The CFPB as Interpreter of Cybersecurity “GAAP.” When the Consent Order demands that Dwolla “obtain an annual data-security audit” from a third party, it does so in a way that suggests the existence of a kind of cybersecurity GAAP.See Consent Order ¶ 52.c.x (“Respondent must … obtain an annual data-security audit from an independent, qualified third-party, using procedures and standards generally accepted in the profession.”).
Practical Measures for Regulated Entities. The CFPB suggests what it believes the components of a “reasonable and appropriate” cybersecurity program are through its criticism of Dwolla’s cybersecurity practices, as well as the remedial measures that the Consent Order mandates.

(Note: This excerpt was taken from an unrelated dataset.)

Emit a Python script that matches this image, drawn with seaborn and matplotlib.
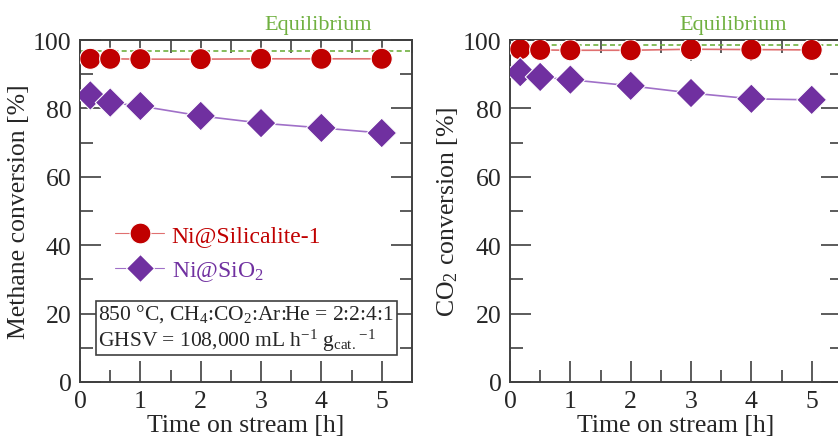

Entities seeking to evaluate or improve their own cybersecurity practices should strongly consider adopting components such as: (1) a written data security plan to govern the collection, maintenance or storage of consumers’ personal information; (2) data security policies and procedures reasonable and appropriate for the organization; (3) regular risk assessments and other measures to identify reasonably foreseeable security risks; (4) regular outside cybersecurity audits; (5) prompt corrective action in response to adverse findings during risk assessments and audits; (6) employee training; (7) participation of the board of directors and appointment of a qualified person to be accountable for the program; (8) developments of procedures to select and retain qualified third-party service providers; (9) secure software design, development and testing; and (10) use of encryption technology to properly safeguard consumer information. These components are similar to the CFPB’s existing requirements for a compliance management system.